The Charleston Dance was a favorite dance in the United States, especially in the 1920s. The dance move reached its peak in 1923 after the release of the tune ‘The Charleston’ by composer James P. Johnson in the Broadway musical Running Wild.
5. Overview and Characteristics -
The dance can be performed solo, with a partner, or as part of a group. The basic step involves swinging the arms and legs backward and forward in fast motion. The Charleston Dance begins with moving the right foot one step forward and kicking the left foot backward. The arms move in the opposite direction to the feet. A little hop is incorporated when making the steps and the feet swivel. There are many variations to the basic dance movements. The advanced dance moves involve knee-up kicks and arms go to the floor or move sideways. Different dancers make improvisations to the Charleston Dance.
4. Origins -
The Charleston Dance is believed to have had its roots in African culture. Some historians say that the Ashanti people, a Western African community, were the inventors of the Charleston Dance's ancestors. Subsequently, the African slaves in the United States modified and perpetuated the dance. The other group believed to have started the dance is a small African American community in the Charleston Island in South Carolina. The Charleston Dance was performed in the United States as early as 1903. It later spread throughout the world in the Ragtime-Jazz period.
3. Spread and Development -
In 1922, the Charleston Dance was featured in a Ziegfeld Follies production at a theater in New York. The production made the dance popular among New York residents. In the following year, the Charleston Dance appeared in Runnin’ Wild, a famous black musical that transformed the dance into a national craze. Variations of the dance spread throughout the world in the 1920s and 1930s due to its inclusion in films and other productions. The female dancers in the Charleston Dance were commonly referred to as flappers due to the flapping movement they made with their arms while dancing. The dance was so popular that some restaurants required their waiters and waitresses to be competent in the dance. Young men and women took part in the dance as an expression of their uninhibited enthusiasm contrary to the previous conservative generations. Unfortunately, some older people viewed the Charleston dancers as people of loose morals.

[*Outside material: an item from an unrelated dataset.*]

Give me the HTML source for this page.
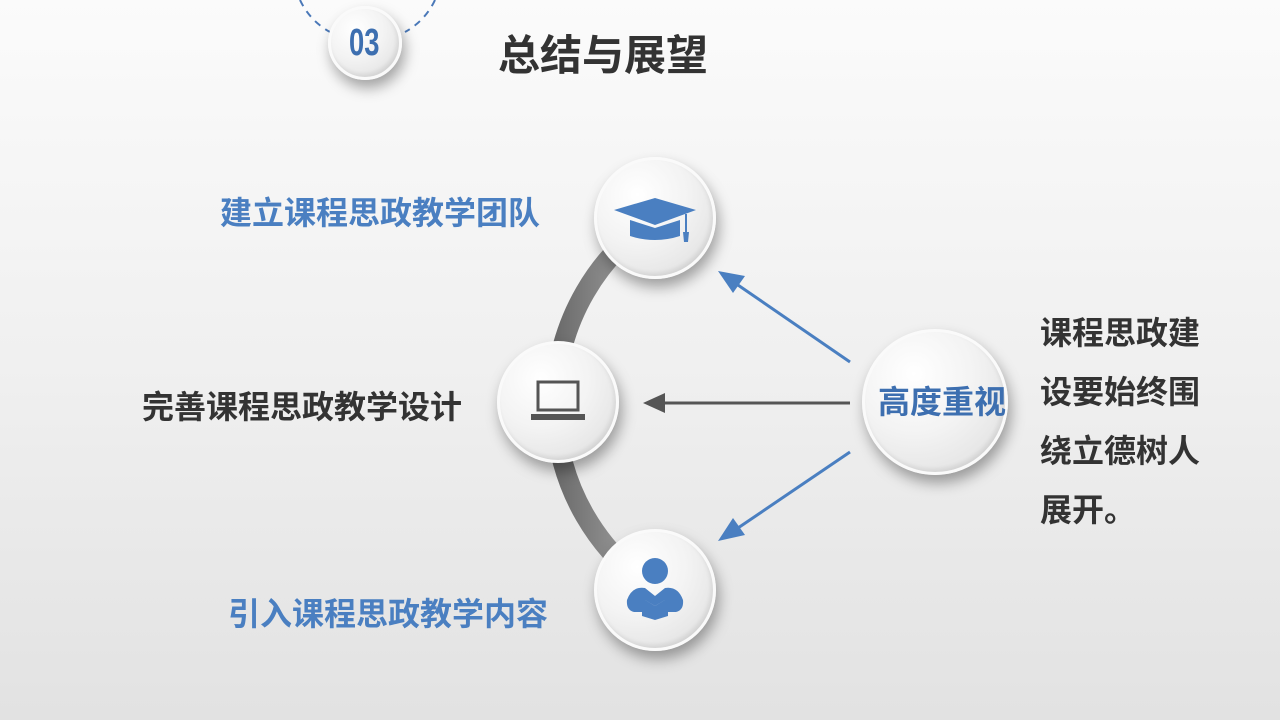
<!DOCTYPE html>
<html><head><meta charset="utf-8"><style>
body{margin:0;width:1280px;height:720px;overflow:hidden;background:linear-gradient(180deg,#fbfbfb 0%,#f0f0f0 50%,#e2e2e2 100%);font-family:"Liberation Sans","Noto Sans CJK SC",sans-serif;position:relative}
.t{position:absolute;font-weight:bold;white-space:nowrap;line-height:1}
.c{position:absolute;border-radius:50%;background:radial-gradient(circle at 35% 30%,#ffffff 0%,#f3f3f3 45%,#dcdcdc 100%);box-shadow:3px 8px 14px rgba(0,0,0,.35),inset -2px -3px 4px rgba(0,0,0,.08);border:3px solid #fafafa;box-sizing:border-box}
</style></head><body>
<svg width="1280" height="720" style="position:absolute;left:0;top:0">
<defs><linearGradient id="g" x1="0" y1="0" x2="1" y2="0"><stop offset="0" stop-color="#6a6a6a"/><stop offset="1" stop-color="#a8a8a8"/></linearGradient></defs>
<path d="M300 0 A70 70 0 0 0 330 32" fill="none" stroke="#4a78b8" stroke-width="2" stroke-dasharray="7,6"/>
<path d="M435 0 A70 70 0 0 1 405 32" fill="none" stroke="#4a78b8" stroke-width="2" stroke-dasharray="7,6"/>
<path d="M655 218 A223 223 0 0 0 655 590" fill="none" stroke="url(#g)" stroke-width="20"/>
<line x1="850" y1="362" x2="735" y2="283" stroke="#4a7fc1" stroke-width="3"/>
<polygon points="718,271 745,276 733,293" fill="#4a7fc1"/>
<line x1="850" y1="403" x2="665" y2="403" stroke="#555" stroke-width="3"/>
<polygon points="643,403 665,393 665,413" fill="#555"/>
<line x1="850" y1="452" x2="735" y2="530" stroke="#4a7fc1" stroke-width="3"/>
<polygon points="718,541 733,518 745,535" fill="#4a7fc1"/>
</svg>
<div class="c" style="left:328px;top:6px;width:74px;height:74px"></div>
<div class="t" style="left:349px;top:24px;font-size:38px;color:#3d6fb0;transform:scaleX(.72);transform-origin:left">03</div>
<div class="t" style="left:498px;top:35px;font-size:42px;color:#333">总结与展望</div>
<div class="c" style="left:594px;top:157px;width:122px;height:122px"></div>
<div class="c" style="left:497px;top:341px;width:122px;height:122px"></div>
<div class="c" style="left:594px;top:529px;width:122px;height:122px"></div>
<div class="c" style="left:862px;top:329px;width:146px;height:146px"></div>
<svg width="1280" height="720" style="position:absolute;left:0;top:0">
<polygon points="614,210 655,198 696,210 655,225" fill="#4a7fc1"/>
<path d="M630 220 L630 236 Q655 244 680 236 L680 220 L655 228 Z" fill="#4a7fc1"/>
<line x1="686" y1="214" x2="686" y2="232" stroke="#4a7fc1" stroke-width="2"/>
<polygon points="683,232 689,232 688,242 684,242" fill="#4a7fc1"/>
<rect x="538" y="382" width="40" height="28" fill="none" stroke="#555" stroke-width="3"/>
<rect x="531" y="414" width="54" height="6" fill="#555"/>
<circle cx="655" cy="571" r="13" fill="#4a7fc1"/>
<path d="M627 600 Q632 586 645 588 L655 596 L665 588 Q678 586 683 600 Q684 610 676 612 L665 612 L665 600 L655 606 L645 600 L645 612 L634 612 Q626 610 627 600 Z" fill="#4a7fc1"/>
<path d="M642 598 L655 606 L668 598 L668 616 L655 620 L642 616 Z" fill="#4a7fc1"/>
</svg>
<div class="t" style="left:878px;top:386px;font-size:32px;color:#3d6fb0">高度重视</div>
<div class="t" style="left:220px;top:197px;font-size:32px;color:#4a7fc1">建立课程思政教学团队</div>
<div class="t" style="left:142px;top:391px;font-size:32px;color:#333">完善课程思政教学设计</div>
<div class="t" style="left:228px;top:598px;font-size:32px;color:#4a7fc1">引入课程思政教学内容</div>
<div class="t" style="left:1040px;top:304px;font-size:32px;color:#333;line-height:59px">课程思政建<br>设要始终围<br>绕立德树人<br>展开。</div>
</body></html>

2. Notable Charleston Dancers -
Irving C. Miller introduced the Charleston dance in the Spring of 1923 to accompany his song Liza. In the same year, Elisabeth Welch was credited with pushing the Charleston dance into prominence when her song ‘Charleston’ was included in ‘Running Wild’ production. Russell Brown performed a version of the Charleston dance in what was referred to as the ‘Geechie dance.' Another variation of the dance was demonstrated in 1933 by Jean Mence and Santos Casini. In the 1930s and 40s, a different form of the dance associated with the Lindy Hop became famous. Josephine Baker, a famous dancer, added unique moves to the dance such as crossing her eyes which made it funny. She helped popularize the dance in the United States and also in Europe.
1. Greater Significance and Legacy -
The Charleston dance represented a departure from traditional dance moves of the late 19th Century and early 20th Centuries, such as the waltz, the polka, and the two-step. The new generation of youths in the 1920s was freer compared to the previous generations. The dancers were famously known for their fast paced dancing. Some of the Charleston dancers caused adamant vibrations that led to the collapse of the ‘Pickwick Club’ killing 50 people. The Charleston Dance marked an important shift from the more conservative generation to a freer generation. Since its creation, the dance move has been depicted in the media in various forms including film, music videos as well as dance competitions.
What Was The Charleston Dance?
The Charleston Dance is a social jazz dance that became highly popular in the 1920s. It is performed either solo, in a group, or as partners.